Ashanti Twi: top one means "welcome," bottom one means "how are you?"
Because the British controlled the area for so long, English has become the official language of the government, business, and everyday life. However, there are several indigenous languages that are still spoken in the home. Akan languages include Twi (also recognized for literacy), Mfantse, and Nzema; Mole-Dagbani languages that are often used are Dagaare and Dagbanli. Other languages that are commonly spoken in Ghana include Ewe, Dangme, Ga, Gonja, and Kasem (not to be confused with Casey Kasem). 

Frema Agyeman as Martha Jones in Dr. Who -- I LOVE her jacket! 
One of the most famous Ghanaians is Kofi Annan, former Secretary-General of the United Nations (1997-2006). Frema Agyeman, who plays Martha Jones in the new Dr. Who episodes (I LOVE Dr. Who!), is half Ghanaian on her father’s side. Idris Elba, an actor in several big-name movies (American Gangster, Prometheus, Pacific Rim, Thor: The Dark World) is half-Ghanaian on his mother’s side. Peter Mensah is another actor people will recognize from Hidalgo, 300, the Spartacus series, and True Blood. Author W.E.B. du Bois, famous for his pan-Africanism and African-American rights issues in the US, became a Ghanaian citizen after the US refused to renew his passport. 

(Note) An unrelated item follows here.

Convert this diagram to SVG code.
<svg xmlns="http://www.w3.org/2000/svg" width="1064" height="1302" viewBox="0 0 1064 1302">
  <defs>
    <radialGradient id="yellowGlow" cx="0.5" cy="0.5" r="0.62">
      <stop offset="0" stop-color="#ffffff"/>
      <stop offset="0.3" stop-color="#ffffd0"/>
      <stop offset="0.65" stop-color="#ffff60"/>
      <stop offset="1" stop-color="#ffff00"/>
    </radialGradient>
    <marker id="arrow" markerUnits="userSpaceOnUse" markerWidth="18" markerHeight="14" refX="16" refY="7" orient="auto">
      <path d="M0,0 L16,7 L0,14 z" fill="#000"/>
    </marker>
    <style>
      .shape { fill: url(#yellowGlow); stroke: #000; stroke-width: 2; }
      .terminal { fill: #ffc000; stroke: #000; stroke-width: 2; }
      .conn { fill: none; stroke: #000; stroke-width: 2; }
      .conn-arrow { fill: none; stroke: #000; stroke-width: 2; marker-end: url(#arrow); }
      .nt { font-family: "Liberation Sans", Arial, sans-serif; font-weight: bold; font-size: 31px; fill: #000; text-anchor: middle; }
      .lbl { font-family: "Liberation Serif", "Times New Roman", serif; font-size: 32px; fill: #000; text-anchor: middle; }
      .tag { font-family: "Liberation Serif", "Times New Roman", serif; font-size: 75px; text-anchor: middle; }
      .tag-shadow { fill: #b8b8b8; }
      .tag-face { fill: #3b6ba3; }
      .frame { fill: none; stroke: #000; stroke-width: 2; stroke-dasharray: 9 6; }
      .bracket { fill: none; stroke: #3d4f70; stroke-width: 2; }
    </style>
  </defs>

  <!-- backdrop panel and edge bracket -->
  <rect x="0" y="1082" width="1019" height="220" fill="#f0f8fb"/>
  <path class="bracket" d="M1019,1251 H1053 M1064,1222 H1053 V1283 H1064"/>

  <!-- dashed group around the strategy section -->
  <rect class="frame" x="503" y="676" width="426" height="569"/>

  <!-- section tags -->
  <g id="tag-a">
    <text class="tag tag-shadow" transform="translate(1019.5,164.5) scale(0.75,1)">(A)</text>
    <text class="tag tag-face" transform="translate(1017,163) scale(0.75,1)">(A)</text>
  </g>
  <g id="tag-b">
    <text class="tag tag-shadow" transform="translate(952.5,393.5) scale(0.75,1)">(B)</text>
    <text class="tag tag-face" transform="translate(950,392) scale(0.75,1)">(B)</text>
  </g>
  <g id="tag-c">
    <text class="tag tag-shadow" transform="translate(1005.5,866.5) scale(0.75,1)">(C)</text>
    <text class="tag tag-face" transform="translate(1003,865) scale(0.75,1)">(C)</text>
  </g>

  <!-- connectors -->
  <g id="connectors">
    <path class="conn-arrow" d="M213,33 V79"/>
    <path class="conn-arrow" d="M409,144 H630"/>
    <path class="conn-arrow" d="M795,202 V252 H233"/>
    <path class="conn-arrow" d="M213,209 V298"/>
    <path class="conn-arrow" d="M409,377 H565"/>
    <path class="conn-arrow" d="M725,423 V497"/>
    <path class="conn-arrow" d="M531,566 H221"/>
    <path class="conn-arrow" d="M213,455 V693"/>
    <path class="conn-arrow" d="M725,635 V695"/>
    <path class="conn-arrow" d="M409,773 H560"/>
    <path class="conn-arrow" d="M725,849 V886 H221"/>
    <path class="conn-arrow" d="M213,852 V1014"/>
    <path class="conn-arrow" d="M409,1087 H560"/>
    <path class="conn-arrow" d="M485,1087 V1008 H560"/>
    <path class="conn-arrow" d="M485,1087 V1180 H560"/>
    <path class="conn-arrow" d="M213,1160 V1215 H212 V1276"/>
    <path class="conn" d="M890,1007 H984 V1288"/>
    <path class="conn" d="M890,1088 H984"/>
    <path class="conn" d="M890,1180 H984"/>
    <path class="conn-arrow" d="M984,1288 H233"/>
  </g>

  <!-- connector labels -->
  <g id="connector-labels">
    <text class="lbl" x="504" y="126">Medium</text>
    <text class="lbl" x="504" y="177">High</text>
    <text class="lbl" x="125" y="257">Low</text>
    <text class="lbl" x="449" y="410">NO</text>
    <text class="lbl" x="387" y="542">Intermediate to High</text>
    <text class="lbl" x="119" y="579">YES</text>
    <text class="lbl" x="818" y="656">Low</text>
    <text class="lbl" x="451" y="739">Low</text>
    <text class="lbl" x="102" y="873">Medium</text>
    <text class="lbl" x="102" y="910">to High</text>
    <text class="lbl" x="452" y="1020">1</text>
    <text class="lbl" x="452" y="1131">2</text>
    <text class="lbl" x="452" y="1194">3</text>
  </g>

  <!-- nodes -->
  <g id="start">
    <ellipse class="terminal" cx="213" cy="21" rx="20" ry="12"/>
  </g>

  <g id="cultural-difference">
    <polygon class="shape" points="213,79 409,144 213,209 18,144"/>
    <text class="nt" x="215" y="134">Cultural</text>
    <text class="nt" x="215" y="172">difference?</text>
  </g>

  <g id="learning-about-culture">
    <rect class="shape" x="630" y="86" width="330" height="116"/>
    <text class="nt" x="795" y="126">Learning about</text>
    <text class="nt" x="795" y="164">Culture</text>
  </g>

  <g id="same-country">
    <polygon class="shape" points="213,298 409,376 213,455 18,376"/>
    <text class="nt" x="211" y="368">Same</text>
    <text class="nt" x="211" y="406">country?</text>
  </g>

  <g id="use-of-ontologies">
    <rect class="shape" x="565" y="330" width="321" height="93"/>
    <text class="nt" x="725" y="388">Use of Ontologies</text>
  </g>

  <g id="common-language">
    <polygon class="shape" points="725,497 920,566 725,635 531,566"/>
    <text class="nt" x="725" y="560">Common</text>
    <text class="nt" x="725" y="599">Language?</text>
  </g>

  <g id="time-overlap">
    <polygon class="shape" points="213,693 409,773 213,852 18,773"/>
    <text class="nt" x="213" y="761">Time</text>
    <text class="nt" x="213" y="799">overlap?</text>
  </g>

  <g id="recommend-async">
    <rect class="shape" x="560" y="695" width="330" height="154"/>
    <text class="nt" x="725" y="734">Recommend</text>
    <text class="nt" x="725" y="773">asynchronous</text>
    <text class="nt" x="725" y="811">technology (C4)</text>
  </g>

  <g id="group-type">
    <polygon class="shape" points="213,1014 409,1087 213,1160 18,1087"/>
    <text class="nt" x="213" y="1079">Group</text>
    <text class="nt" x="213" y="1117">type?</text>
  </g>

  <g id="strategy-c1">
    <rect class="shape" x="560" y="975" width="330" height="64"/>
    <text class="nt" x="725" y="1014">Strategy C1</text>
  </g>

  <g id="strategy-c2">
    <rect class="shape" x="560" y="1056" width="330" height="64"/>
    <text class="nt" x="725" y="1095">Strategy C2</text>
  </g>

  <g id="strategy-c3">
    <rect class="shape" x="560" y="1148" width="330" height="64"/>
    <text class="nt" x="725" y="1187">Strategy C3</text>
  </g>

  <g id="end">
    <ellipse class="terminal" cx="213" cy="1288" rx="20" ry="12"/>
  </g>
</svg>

Ghana is home to the largest man-made lake in the world, Lake Volta.  (However, it is only the largest man-made lake by surface area.  The largest by volume is Lake Kariba, on the border of Zimbabwe and Zambia.)  The lake provides a thriving fishing industry as well as a logging industry in submerged forests and other tropical woods. But this tropical location also yields amazing tropical food.  I’ve got my recipes picked out, and I’m looking forward to eating.